Photo: Carnival Corporation

Carnival to take up to $650 million impairment hit from new ship sales

Carnival Corporation & plc, the world’s largest cruise company, revealed that it was taking an estimated impairment charge of between $600 million and $650 million from the sales of two additional ships.

“Senior management of the company evaluated these two ships for impairment and concluded their carrying values are no longer recoverable when compared to their estimated remaining future cash flows,” Carnival said.

“Consequently, and in combination with other ships and notes receivables with recoverability impacted by the current environment, we expect to record non-cash impairment charges during the third quarter of 2020.”

The cruise major doesn’t expect these impairments to result in any material future cash expenditures.

The identity of the two ships was not disclosed. Based on the information available so far, the company has sold Carnival Fantasy and Carnival Inspiration for demolition in Turkey, data from VesselsValue shows, with Costa Victoria, owned by the company’s brand Costa Cruises, is expected to be dismantled in Italy.

Turkish dismantling yards are said to be pretty preoccupied with the arrival of cruise ships, with three ships being earmarked for scrapping from Pullmantur Cruises, namely the 1987-built Sovereign, the 1990-built Horizon and 1991-built Monarch.

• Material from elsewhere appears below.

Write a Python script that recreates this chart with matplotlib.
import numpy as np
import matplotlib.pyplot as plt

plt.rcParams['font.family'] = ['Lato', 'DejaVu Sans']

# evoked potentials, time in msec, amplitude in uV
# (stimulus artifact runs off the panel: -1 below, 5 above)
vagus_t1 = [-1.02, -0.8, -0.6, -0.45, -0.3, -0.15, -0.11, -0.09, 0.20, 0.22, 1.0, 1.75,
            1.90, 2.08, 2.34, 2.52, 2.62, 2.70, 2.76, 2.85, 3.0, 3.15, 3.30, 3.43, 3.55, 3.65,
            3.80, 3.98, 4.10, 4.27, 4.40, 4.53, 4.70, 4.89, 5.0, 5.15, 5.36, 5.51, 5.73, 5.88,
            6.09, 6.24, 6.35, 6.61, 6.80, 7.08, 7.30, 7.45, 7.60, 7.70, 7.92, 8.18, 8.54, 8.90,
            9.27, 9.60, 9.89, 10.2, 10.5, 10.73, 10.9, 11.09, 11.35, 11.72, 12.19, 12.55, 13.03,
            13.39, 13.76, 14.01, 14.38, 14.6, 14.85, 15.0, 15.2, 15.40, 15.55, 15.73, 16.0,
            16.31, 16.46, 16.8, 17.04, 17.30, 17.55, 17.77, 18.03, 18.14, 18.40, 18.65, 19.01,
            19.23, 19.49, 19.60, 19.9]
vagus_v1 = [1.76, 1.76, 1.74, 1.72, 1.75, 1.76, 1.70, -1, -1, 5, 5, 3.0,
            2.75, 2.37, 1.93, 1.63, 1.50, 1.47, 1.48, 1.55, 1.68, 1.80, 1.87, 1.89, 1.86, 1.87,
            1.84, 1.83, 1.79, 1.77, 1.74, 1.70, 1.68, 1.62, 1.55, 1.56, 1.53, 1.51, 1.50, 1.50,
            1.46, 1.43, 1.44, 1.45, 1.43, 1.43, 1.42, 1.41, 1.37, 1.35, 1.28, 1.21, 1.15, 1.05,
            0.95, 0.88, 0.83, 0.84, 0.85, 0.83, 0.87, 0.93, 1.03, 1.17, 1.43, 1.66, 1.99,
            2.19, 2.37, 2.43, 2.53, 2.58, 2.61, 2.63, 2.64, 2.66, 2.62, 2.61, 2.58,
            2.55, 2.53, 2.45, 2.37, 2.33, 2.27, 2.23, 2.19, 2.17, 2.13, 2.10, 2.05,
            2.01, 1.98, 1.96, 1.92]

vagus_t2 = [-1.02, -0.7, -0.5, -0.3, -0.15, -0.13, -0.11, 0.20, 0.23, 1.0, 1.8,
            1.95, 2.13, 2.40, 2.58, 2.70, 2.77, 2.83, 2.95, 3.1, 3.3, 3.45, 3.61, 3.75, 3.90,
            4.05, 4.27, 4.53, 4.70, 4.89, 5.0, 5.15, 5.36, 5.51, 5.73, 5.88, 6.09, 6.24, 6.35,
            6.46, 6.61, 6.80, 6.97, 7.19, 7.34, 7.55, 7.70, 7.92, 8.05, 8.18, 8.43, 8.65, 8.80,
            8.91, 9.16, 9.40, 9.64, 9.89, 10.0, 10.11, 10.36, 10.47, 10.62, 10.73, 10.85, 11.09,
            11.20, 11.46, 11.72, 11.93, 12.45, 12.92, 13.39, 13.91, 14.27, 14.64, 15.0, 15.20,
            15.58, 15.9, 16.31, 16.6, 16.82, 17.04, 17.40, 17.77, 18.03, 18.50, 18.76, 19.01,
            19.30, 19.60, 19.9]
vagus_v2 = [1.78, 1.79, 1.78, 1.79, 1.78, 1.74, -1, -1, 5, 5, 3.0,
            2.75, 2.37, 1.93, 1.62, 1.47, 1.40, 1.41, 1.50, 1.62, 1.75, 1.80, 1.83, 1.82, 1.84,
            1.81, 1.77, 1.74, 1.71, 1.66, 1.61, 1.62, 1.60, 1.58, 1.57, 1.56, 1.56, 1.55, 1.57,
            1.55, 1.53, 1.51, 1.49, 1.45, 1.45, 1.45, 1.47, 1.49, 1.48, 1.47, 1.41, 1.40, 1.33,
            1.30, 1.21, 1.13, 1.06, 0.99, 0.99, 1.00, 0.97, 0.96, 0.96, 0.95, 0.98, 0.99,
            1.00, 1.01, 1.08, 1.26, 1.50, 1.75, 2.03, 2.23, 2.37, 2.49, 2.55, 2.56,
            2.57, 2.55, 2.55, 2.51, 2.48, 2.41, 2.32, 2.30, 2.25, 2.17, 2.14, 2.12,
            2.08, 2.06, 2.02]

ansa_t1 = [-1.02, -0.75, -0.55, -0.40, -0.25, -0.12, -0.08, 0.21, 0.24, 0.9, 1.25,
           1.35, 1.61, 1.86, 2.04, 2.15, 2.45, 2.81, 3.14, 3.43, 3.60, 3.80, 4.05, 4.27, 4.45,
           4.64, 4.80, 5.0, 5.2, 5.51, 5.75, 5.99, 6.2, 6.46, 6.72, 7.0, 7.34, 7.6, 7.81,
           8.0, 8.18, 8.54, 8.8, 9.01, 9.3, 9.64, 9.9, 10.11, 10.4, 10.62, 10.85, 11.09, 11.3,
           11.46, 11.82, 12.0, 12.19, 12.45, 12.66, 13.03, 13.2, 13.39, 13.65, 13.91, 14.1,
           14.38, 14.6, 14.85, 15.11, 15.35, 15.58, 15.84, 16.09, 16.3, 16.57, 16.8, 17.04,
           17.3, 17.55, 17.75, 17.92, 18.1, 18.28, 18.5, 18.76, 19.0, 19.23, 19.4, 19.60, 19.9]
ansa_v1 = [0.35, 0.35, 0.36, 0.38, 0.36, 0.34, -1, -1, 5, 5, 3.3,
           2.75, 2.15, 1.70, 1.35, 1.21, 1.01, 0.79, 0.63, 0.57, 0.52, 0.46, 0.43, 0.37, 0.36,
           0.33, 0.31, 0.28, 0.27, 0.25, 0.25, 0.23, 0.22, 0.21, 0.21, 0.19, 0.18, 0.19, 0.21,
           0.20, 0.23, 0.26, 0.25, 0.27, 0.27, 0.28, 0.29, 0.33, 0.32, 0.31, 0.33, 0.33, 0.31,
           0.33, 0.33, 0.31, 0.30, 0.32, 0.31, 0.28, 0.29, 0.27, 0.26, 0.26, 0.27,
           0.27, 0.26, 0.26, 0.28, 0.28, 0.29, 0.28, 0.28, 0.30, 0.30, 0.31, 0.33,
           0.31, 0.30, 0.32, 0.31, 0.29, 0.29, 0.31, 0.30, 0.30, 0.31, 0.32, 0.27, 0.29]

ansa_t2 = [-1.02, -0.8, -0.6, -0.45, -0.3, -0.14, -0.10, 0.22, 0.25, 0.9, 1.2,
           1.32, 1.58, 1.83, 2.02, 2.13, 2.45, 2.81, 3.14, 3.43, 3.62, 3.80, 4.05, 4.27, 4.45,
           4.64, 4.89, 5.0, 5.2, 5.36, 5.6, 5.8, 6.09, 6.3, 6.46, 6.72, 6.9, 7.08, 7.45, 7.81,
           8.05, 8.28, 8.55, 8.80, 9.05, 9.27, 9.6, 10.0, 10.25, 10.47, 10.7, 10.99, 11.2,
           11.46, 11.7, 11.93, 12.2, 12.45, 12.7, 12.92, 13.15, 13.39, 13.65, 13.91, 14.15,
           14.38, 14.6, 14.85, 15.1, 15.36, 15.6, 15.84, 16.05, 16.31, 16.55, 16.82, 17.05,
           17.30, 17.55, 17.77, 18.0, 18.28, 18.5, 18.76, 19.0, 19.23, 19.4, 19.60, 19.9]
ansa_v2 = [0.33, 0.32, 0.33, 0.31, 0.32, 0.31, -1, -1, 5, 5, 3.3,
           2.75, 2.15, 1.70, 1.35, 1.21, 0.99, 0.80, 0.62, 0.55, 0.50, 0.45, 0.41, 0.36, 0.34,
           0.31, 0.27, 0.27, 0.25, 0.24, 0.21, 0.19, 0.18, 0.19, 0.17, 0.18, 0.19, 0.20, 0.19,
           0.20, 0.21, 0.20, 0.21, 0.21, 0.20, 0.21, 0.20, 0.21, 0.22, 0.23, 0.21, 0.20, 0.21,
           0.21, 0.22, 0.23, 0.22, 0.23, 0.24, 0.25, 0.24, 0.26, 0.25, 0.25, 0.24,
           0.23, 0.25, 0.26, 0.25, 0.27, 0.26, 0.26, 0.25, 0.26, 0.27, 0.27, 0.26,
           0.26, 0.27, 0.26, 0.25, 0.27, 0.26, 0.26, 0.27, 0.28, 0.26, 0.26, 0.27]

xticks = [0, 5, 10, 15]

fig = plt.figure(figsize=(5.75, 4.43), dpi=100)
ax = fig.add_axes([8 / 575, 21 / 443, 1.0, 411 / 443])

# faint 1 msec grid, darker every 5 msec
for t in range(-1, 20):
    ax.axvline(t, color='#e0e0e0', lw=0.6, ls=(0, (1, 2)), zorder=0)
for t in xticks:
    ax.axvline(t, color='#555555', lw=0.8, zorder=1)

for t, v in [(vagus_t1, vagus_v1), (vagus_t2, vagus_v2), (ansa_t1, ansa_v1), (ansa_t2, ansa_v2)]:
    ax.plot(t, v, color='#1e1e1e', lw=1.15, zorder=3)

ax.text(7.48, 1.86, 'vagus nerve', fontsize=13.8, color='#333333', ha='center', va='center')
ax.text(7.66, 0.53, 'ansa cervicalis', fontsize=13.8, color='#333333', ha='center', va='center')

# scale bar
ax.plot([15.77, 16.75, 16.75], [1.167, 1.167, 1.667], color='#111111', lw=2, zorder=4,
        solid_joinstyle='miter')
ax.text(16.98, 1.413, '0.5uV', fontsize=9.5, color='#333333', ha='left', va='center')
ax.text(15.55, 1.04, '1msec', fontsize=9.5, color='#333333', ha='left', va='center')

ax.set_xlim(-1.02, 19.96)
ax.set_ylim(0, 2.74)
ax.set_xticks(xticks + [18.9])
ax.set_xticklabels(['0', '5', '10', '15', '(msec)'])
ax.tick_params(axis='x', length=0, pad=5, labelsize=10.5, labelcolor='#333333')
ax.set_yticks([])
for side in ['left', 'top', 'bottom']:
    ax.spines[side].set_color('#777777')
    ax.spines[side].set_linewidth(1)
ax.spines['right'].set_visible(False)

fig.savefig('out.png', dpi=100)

Furthermore, Holland America Line sold Amsterdam and Rotterdam to Fred. Olsen Cruise Lines, while Maasdam and Veendam have been sold to an undisclosed buyer.

The company said the decision to sell two additional ships is in line with its efforts to maximize liquidity.

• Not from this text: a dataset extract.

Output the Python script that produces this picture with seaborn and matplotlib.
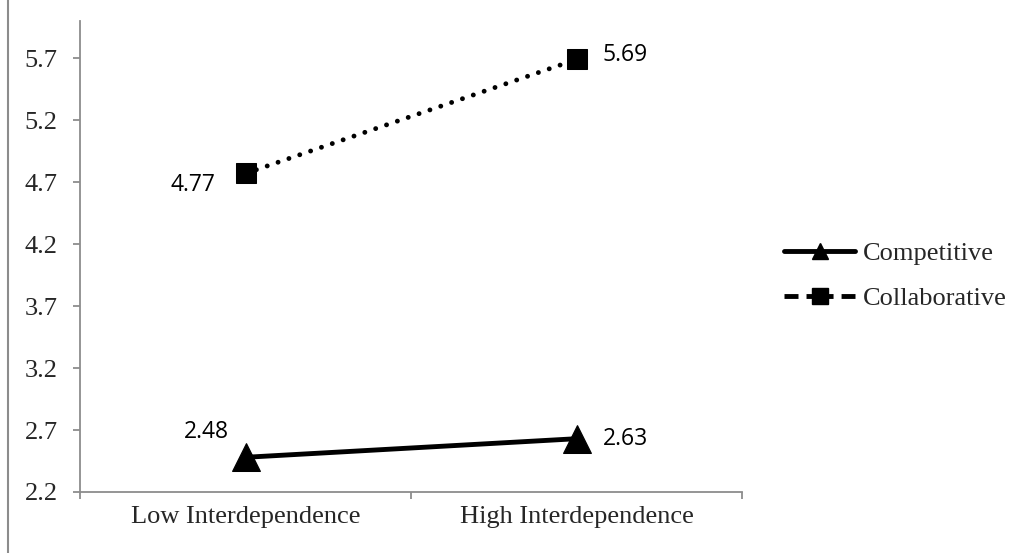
import numpy as np
import pandas as pd
import seaborn as sns
import matplotlib.pyplot as plt
from matplotlib.lines import Line2D

# data
levels = ['Low Interdependence', 'High Interdependence']
groups = ['Competitive', 'Collaborative']
competitive = [2.48, 2.63]
collaborative = [4.77, 5.69]
yticks = [2.2, 2.7, 3.2, 3.7, 4.2, 4.7, 5.2, 5.7]

df = pd.DataFrame({
    'pos': list(range(len(levels))) * 2,
    'group': [groups[0]] * 2 + [groups[1]] * 2,
    'score': competitive + collaborative,
})

sns.set_style('white')
plt.rcParams['font.family'] = ['Liberation Serif', 'DejaVu Serif']

fig = plt.figure(figsize=(10.22, 5.53), dpi=100)
ax = fig.add_axes([80 / 1022, 61 / 553, 662 / 1022, 471 / 553])

styles = {
    'Competitive': dict(marker='^', markersize=20, linestyle='-'),
    'Collaborative': dict(marker='s', markersize=15, linestyle=(0, (0.01, 2.35)),
                          dash_capstyle='round'),
}
for g in groups:
    sub = df[df['group'] == g]
    sns.lineplot(data=sub, x='pos', y='score', color='black', lw=3.5,
                 markeredgecolor='black', ax=ax, **styles[g])

# value labels (offsets in points)
offsets = {
    ('Competitive', 0): (-12, 18, 'right'),
    ('Competitive', 1): (19, 0, 'left'),
    ('Collaborative', 0): (-22, -8, 'right'),
    ('Collaborative', 1): (19, 3, 'left'),
}
for _, row in df.iterrows():
    dx, dy, ha = offsets[(row['group'], row['pos'])]
    ax.annotate(f"{row['score']:.2f}", (row['pos'], row['score']),
                xytext=(dx, dy), textcoords='offset points', ha=ha, va='center',
                fontsize=16.5, family='Open Sans', color='black')

ax.set_xlim(-0.5, len(levels) - 0.5)
ax.set_ylim(2.2, 6.0)
ax.set_yticks(yticks)
ax.set_yticklabels([f'{t:.1f}' for t in yticks])
ax.set_xticks(range(len(levels)))
ax.set_xticklabels(levels)
ax.set_xticks(np.arange(len(levels) + 1) - 0.5, minor=True)
ax.set_xlabel('')
ax.set_ylabel('')

gray = '#8c8c8c'
for s in ['top', 'right']:
    ax.spines[s].set_visible(False)
for s in ['left', 'bottom']:
    ax.spines[s].set_color(gray)
    ax.spines[s].set_linewidth(1.3)
ax.tick_params(axis='y', which='major', direction='out', length=5, width=1.3,
               color=gray, labelsize=19, pad=11, left=True)
ax.tick_params(axis='x', which='major', length=0, labelsize=19, pad=10)
ax.tick_params(axis='x', which='minor', direction='out', length=5, width=1.3,
               color=gray, bottom=True)

handles = [
    Line2D([], [], color='black', lw=3.5, marker='^', markersize=12,
           solid_capstyle='round'),
    Line2D([], [], color='black', lw=3.5, marker='s', markersize=12,
           linestyle=(0, (2.88, 1.65, 5.56, 1.65, 2.88, 10)), dash_capstyle='butt'),
]
fig.legend(handles, groups, loc='center left', bbox_to_anchor=(784 / 1022, 1 - 276 / 553),
           frameon=False, fontsize=19, handlelength=2.7, handletextpad=0.3,
           labelspacing=0.83, borderpad=0, borderaxespad=0, numpoints=1)

# left border of the chart area
fig.add_artist(Line2D([8 / 1022, 8 / 1022], [0, 1], color=gray, lw=1.5,
                      transform=fig.transFigure))

fig.savefig('out.png', dpi=100)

In total, the Carnival previously said it was planning to remove up to 13 ships from its fleet though demolition and sales deals as it works on cutting maintenance costs and curbing the impact of the COVID-19 pandemic on its business.

The cruise liner giant is also negotiating the delay of the delivery of 16 ships on order as part of its efforts of reducing CAPEX in the upcoming period.

Due to the impacts of the pandemic, the delivery of Mardi Gras, North America’s first LNG-powered cruise ship, was postponed from November to February 2021.

“The plans for the disposal of these ships are in addition to the sale of four ships, which were announced prior to fiscal 2020,” the company said.

“These decisions are intended to align the fleet with the expected phased restart of guest cruise operations while also generating cost savings.”

Carnival added it would continue to evaluate other options to maximize its liquidity as it battles to curb the impact of the coronavirus pandemic on its business.